Singapore’s economy posted its highest quarterly output on record in the first three months of 2026, with gross domestic product at current prices reaching S$207.66 billion, seasonally adjusted figures show.
Peak output
The total surpasses the previous high of S$202.37 billion set in the final quarter of 2025, confirming that the city-state’s nominal output has now held above the S$200 billion mark for two consecutive quarters. The expansion marks a decisive break from the uneven recovery that followed the pandemic-era slump in 2020.
Factory floor strength
Manufacturing, the largest component of goods-producing industries, drove much of the gain. The sector delivered S$38.21 billion in value added during the quarter, its strongest showing since at least 2013 and a nearly 8% jump from the final three months of 2025.
Uneven sectoral picture
While manufacturing and construction both set new highs, utilities continued to lose ground. The segment shrank to S$2.67 billion, the lowest level in a year. Construction, meanwhile, surged to S$8.17 billion, extending a steady climb that began after a sharp contraction during the pandemic.

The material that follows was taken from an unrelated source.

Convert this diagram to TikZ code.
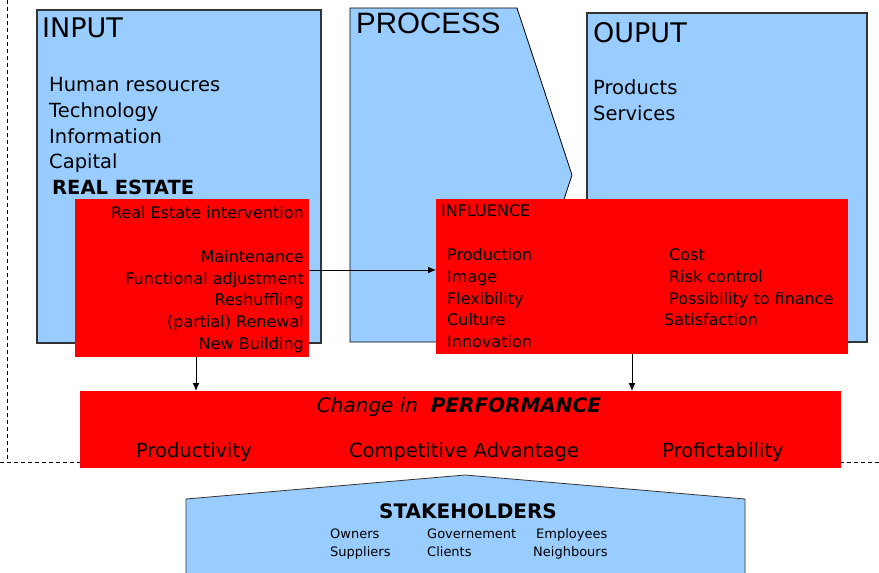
\documentclass[tikz,border=0pt]{standalone}
\usepackage{fontspec}
\setmainfont{DejaVu Sans}
\newfontfamily\arialfont{Liberation Sans}
\usetikzlibrary{arrows.meta}
\definecolor{boxblue}{HTML}{99CCFF}
\definecolor{boxred}{HTML}{FF0000}
\newcommand{\fsz}[2]{\fontsize{#1}{#2}\selectfont}

\begin{document}
\begin{tikzpicture}[x=1pt,y=-1pt,
  bluebox/.style={fill=boxblue,draw=black!80,line width=1.2pt},
  redbox/.style={rectangle,fill=boxred,inner sep=0pt,outer sep=0pt,anchor=north west},
  lbl/.style={inner sep=0pt,anchor=base west},
  rlbl/.style={inner sep=0pt,anchor=base east},
  clbl/.style={inner sep=0pt,anchor=base},
  big/.style={font=\fsz{27}{30}},
  mid/.style={font=\fsz{19.5}{24}},
  small/.style={font=\fsz{16}{20}},
  tiny/.style={font=\fsz{13}{16}},
  arr/.style={-{Latex[length=8pt,width=7pt]},line width=1pt},
  dashline/.style={draw=black,line width=1pt,dash pattern=on 4pt off 3pt}]
  \useasboundingbox (0,0) rectangle (879,573);

  %dashed border
  \draw[dashline] (7,0) -- (7,462);
  \draw[dashline] (0,462) -- (879,462);

  %input
  \draw[bluebox] (37,10) rectangle (321,343);
  \node[lbl,big] (intitle) at (42,37) {INPUT};
  \node[lbl,mid] (in1) at (49,91) {Human resoucres};
  \node[lbl,mid] (in2) at (49,117) {Technology};
  \node[lbl,mid] (in3) at (49,143) {Information};
  \node[lbl,mid] (in4) at (49,168) {Capital};
  \node[lbl,mid] (in5) at (52,194) {\bfseries REAL ESTATE};

  %process
  \draw[bluebox,draw=black,line width=0.8pt] (350,8) -- (517,8) -- (572,175) -- (517,342) -- (350,342) -- cycle;
  \node[lbl,font=\arialfont\fsz{29.5}{32}] (proctitle) at (356,33.5) {PROCESS};

  %output
  \draw[bluebox] (587,13) rectangle (867,342);
  \node[lbl,big] (outtitle) at (593,42) {OUPUT};
  \node[lbl,mid] (out1) at (593,94) {Products};
  \node[lbl,mid] (out2) at (593,120) {Services};

  %real estate intervention
  \node[redbox,minimum width=234pt,minimum height=158pt] (rei) at (75,199) {};
  \node[rlbl,small] (rei0) at (304,218) {Real Estate intervention};
  \node[rlbl,small] (rei1) at (304,262) {Maintenance};
  \node[rlbl,small] (rei2) at (304,284) {Functional adjustment};
  \node[rlbl,small] (rei3) at (304,305.5) {Reshuffling};
  \node[rlbl,small] (rei4) at (304,327) {(partial) Renewal};
  \node[rlbl,small] (rei5) at (304,349) {New Building};

  %influence
  \node[redbox,minimum width=412pt,minimum height=155pt] (infl) at (436,199) {};
  \node[lbl,small] (infl0) at (441,216.7) {INFLUENCE};
  \node[lbl,small] (infl1) at (447,260.7) {Production};
  \node[lbl,small] (infl2) at (447,282.7) {Image};
  \node[lbl,small] (infl3) at (447,304.7) {Flexibility};
  \node[lbl,small] (infl4) at (447,325.7) {Culture};
  \node[lbl,small] (infl5) at (447,347.3) {Innovation};
  \node[lbl,small] (infl6) at (669,260.7) {Cost};
  \node[lbl,small] (infl7) at (669,282.7) {Risk control};
  \node[lbl,small] (infl8) at (669,304.7) {Possibility to finance};
  \node[lbl,small] (infl9) at (664,325.7) {Satisfaction};

  %performance
  \node[redbox,minimum width=761pt,minimum height=77pt] (perf) at (80,391) {};
  \node[clbl,font=\fsz{20}{24}] (perftitle) at (459,412.5) {\itshape Change in \ \textbf{PERFORMANCE}};
  \node[clbl,mid] (perf1) at (194,457) {Productivity};
  \node[clbl,mid] (perf2) at (464,457) {Competitive Advantage};
  \node[clbl,mid] (perf3) at (723,457) {Profictability};

  %arrows
  \draw[arr] ([yshift=8pt]rei.east) -- ([yshift=8pt]rei.east -| infl.west);
  \draw[arr] ([xshift=4pt]rei.south) -- ([xshift=4pt]rei.south |- perf.north);
  \draw[arr] ([xshift=-10pt]infl.south) -- ([xshift=-10pt]infl.south |- perf.north);

  %stakeholders
  \filldraw[bluebox,line width=0.8pt] (186,573) -- (186,499) -- (465,475) -- (745,499) -- (745,573);
  \node[clbl,font=\bfseries\fsz{20}{22}] (stake) at (468,518) {STAKEHOLDERS};
  \node[lbl,tiny] (st1) at (330,538) {Owners};
  \node[lbl,tiny] (st2) at (427,538) {Governement};
  \node[lbl,tiny] (st3) at (536,538) {Employees};
  \node[lbl,tiny] (st4) at (330,556) {Suppliers};
  \node[lbl,tiny] (st5) at (427,556) {Clients};
  \node[lbl,tiny] (st6) at (533,556) {Neighbours};
\end{tikzpicture}
\end{document}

- Total GDP: S$207.66 billion in Q1 2026
- Manufacturing: S$38.21 billion — the dominant driver
- Construction: S$8.17 billion — a new record
- Utilities: S$2.67 billion — losing steam
- Span from peak to low: GDP more than 60 times the utilities contribution in Q1
The composition of growth leaves an open question about how much longer goods-producing sectors can power overall expansion, particularly if global trade faces fresh headwinds in the second half of the year.